向量数据库Weaviate

在前面搭建了Ollama之后，我们就可以在本地使用向量数据库，方便计算自然语言的相似度，包括在语义和BM2上。

通过Docker快速搭建Weaviate向量数据库，本身基于Golang编写，镜像只有160M。由于我只需要测试embedding，即把自然语言转换为向量(或者理解为数组)，就只用了text2vec-ollama模块。

version: '3'

services:
  weaviate:
    command:
    - --host
    - 0.0.0.0
    - --port
    - '8080'
    - --scheme
    - http
    image: cr.weaviate.io/semitechnologies/weaviate:1.29.1
    ports:
    - 8080:8080
    - 50051:50051
    volumes:
    - weaviate_data:/var/lib/weaviate
    restart: on-failure:0
    environment:
      QUERY_DEFAULTS_LIMIT: 25
      AUTHENTICATION_ANONYMOUS_ACCESS_ENABLED: 'true'
      PERSISTENCE_DATA_PATH: '/var/lib/weaviate'
      ENABLE_API_BASED_MODULES: 'true'
      ENABLE_MODULES: 'text2vec-ollama'
      CLUSTER_HOSTNAME: 'node1'


volumes:
  weaviate_data:

连接数据库

import weaviate

if client is not None and client.is_ready():
  client.close()

client = weaviate.connect_to_local()

print(client.is_ready())  # Should print: `True`

插入数据

我这里使用了bge-m3模型，因为需要支持中文。

from weaviate.classes.config import Configure

client.collections.delete(name="intent_collections")

intent_collections = client.collections.create(
    name="intent_collections",
    vectorizer_config=Configure.Vectorizer.text2vec_ollama(     # Configure the Ollama embedding integration
        api_endpoint="http://host.docker.internal:11434",       # Allow Weaviate from within a Docker container to contact your Ollama instance
        model="bge-m3",                               # The model to use
    )
)

data = [
    {
        "text": "buy goods on Taobao"
    },
    {
        "text": "buy goods on JD"
    }
]

intent_collections = client.collections.get("intent_collections")

with intent_collections.batch.dynamic() as batch:
    for d in data:
        batch.add_object({
            "text": d["text"]
        })
        if batch.number_errors > 10:
            print("Batch import stopped due to excessive errors.")
            break

failed_objects = intent_collections.batch.failed_objects
if failed_objects:
    print(f"Number of failed imports: {len(failed_objects)}")
    print(f"First failed object: {failed_objects[0]}")

查询相似度

相似度上有BM25和语义两个方面，可以通过alpha控制权重，默认是BM25为0.7，语义是0.3。

import json

intent_collections = client.collections.get("intent_collections")
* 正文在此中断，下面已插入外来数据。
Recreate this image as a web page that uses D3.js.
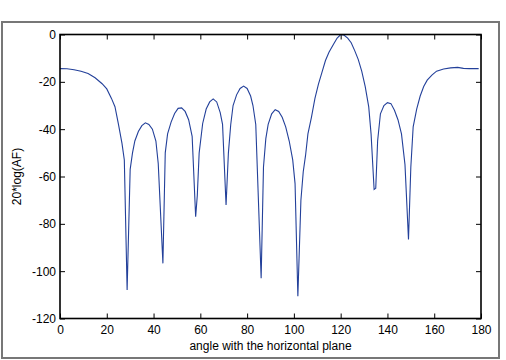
<!DOCTYPE html>
<meta charset="utf-8">
<style>
body { margin: 0; background: #fff; }
svg text { font-family: "Liberation Sans", Arial, sans-serif; fill: #000; }
.frame { fill: none; stroke: #777; stroke-width: 2px; }
.curve { fill: none; stroke: #23409a; stroke-width: 1.1px; }
</style>
<svg width="506" height="360"></svg>
<script src="https://d3js.org/d3.v7.min.js"></script>
<script>

// angle (deg) and 20*log(AF) values
var angles = [0, 3, 6, 9, 12, 15, 18, 20, 22, 23.5, 25, 26.5, 27.5, 28.7, 30, 31, 32, 33.5, 35, 36.5,
  38, 39.5, 41, 42, 44, 45, 46, 47.5, 49, 50.5, 52, 53.5, 55, 56.5, 58, 58.7, 59.5, 61, 62.5, 64,
  65.5, 67, 68.5, 69.5, 71, 72, 73, 74, 75.5, 77, 78.5, 80, 81.5, 82.5, 83.7, 86, 87, 88, 89, 90.5,
  92, 93.5, 95, 96.5, 98, 99.5, 100.5, 101.7, 103, 104, 105, 106, 107.5, 109, 110.5, 112, 113.5, 115, 117, 118.5,
  120, 121.5, 123, 124.5, 126, 127.5, 129, 130.5, 132, 133, 134.3, 135, 135.8, 137, 138.5, 140, 141.5, 143, 144.5, 146,
  147.5, 149, 150, 151, 152.5, 154, 155.5, 157, 159, 161, 164, 167, 170, 172.5, 175, 179];
var afdb = [-14.4, -14.5, -14.9, -15.5, -16.5, -18.3, -20.8, -23, -27, -30.5, -38, -46, -53, -108, -57, -50, -45, -41, -38.5, -37.3,
  -38, -40, -45, -54.5, -96.7, -50, -42, -37, -33.4, -31.2, -31, -32.5, -36, -43, -77, -68, -50, -37.6, -31.5, -28.5,
  -27.2, -28.5, -33, -38, -72, -50, -38, -30, -25.5, -22.8, -21.8, -22.8, -26, -30, -38, -103, -56, -44, -38, -33.5,
  -31.8, -32.5, -35, -39, -45, -53, -63, -110.6, -70, -58, -51, -42, -35, -27, -21, -16, -11, -7.5, -4, -1.5,
  0, -0.3, -1.5, -3.5, -6.8, -10.5, -15.5, -22, -30.6, -42, -65.5, -65, -45, -33.5, -30, -28.8, -29.2, -32, -36, -42,
  -55, -86.6, -56, -39, -31.5, -26, -22, -19.3, -17.2, -15.5, -14.6, -14.1, -13.9, -14.3, -14.4, -14.4];

var xTicks = [0, 20, 40, 60, 80, 100, 120, 140, 160, 180];
var yTicks = [0, -20, -40, -60, -80, -100, -120];

var svg = d3.select("svg");
var plotL = 60, plotR = 481, plotT = 34.5, plotB = 318.5;

svg.append("rect").attr("class", "frame")
    .attr("x", 2).attr("y", 22).attr("width", 497).attr("height", 336);

var x = d3.scaleLinear().domain([0, 180]).range([plotL, plotR]);
var y = d3.scaleLinear().domain([-120, 0]).range([plotB, plotT]);

var tickLen = 5;

// plain hyphen minus, like the original plot
var fmt = function(d) { return String(d); };

svg.append("g")
    .attr("transform", "translate(0," + plotB + ")")
    .call(d3.axisBottom(x).tickValues(xTicks).tickSize(-tickLen).tickPadding(7).tickFormat(fmt))
    .call(function(g) { g.select(".domain").remove(); });
svg.append("g")
    .attr("transform", "translate(0," + plotT + ")")
    .call(d3.axisTop(x).tickValues(xTicks).tickSize(-tickLen).tickFormat(""))
    .call(function(g) { g.select(".domain").remove(); });
svg.append("g")
    .attr("transform", "translate(" + plotL + ",0)")
    .call(d3.axisLeft(y).tickValues(yTicks).tickSize(-tickLen).tickPadding(4).tickFormat(fmt))
    .call(function(g) { g.select(".domain").remove(); });
svg.append("g")
    .attr("transform", "translate(" + plotR + ",0)")
    .call(d3.axisRight(y).tickValues(yTicks).tickSize(-tickLen).tickFormat(""))
    .call(function(g) { g.select(".domain").remove(); });

svg.selectAll(".tick line").attr("stroke", "#000").attr("stroke-width", 1);
svg.selectAll(".tick text").style("font-size", "12px").attr("fill", "#000");

var line = d3.line()
    .x(function(d, i) { return x(angles[i]); })
    .y(function(d) { return y(d); });

svg.append("path").attr("class", "curve")
    .attr("d", line(afdb));

svg.append("rect")
    .attr("x", plotL).attr("y", plotT)
    .attr("width", plotR - plotL).attr("height", plotB - plotT)
    .attr("fill", "none").attr("stroke", "#000").attr("stroke-width", 1.6);

svg.append("text")
    .attr("x", (plotL + plotR) / 2).attr("y", 350)
    .attr("text-anchor", "middle")
    .style("font-size", "12px")
    .text("angle with the horizontal plane");

svg.append("text")
    .attr("transform", "translate(21," + (plotT + plotB) / 2 + ") rotate(-90)")
    .attr("text-anchor", "middle")
    .style("font-size", "12px")
    .text("20*log(AF)");

</script>
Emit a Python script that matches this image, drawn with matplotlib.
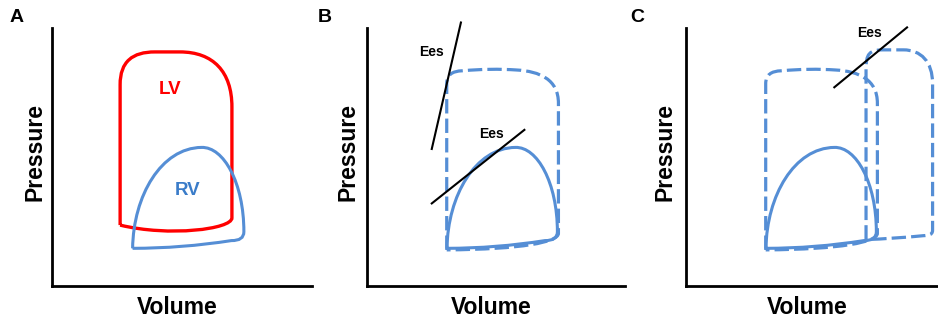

response = intent_collections.query.hybrid(
    query="在淘宝买东西",
    alpha=0.5,
    limit=3,
    return_metadata=['score', 'explain_score']
)

for obj in response.objects:
    prop = obj.properties
    prop.update({'score': obj.metadata.score})
    print(json.dumps(prop, indent=2))

关闭连接

client.close()

通过API调用

curl http://localhost:8080/v1/schema
curl http://localhost:8080/v1/objects/
curl http://localhost:8080/v1/objects/Automation_collections/1aee807e-70a1-45e9-8a16-49228630c863

Reference

https://weaviate.io/developers/weaviate/quickstart/local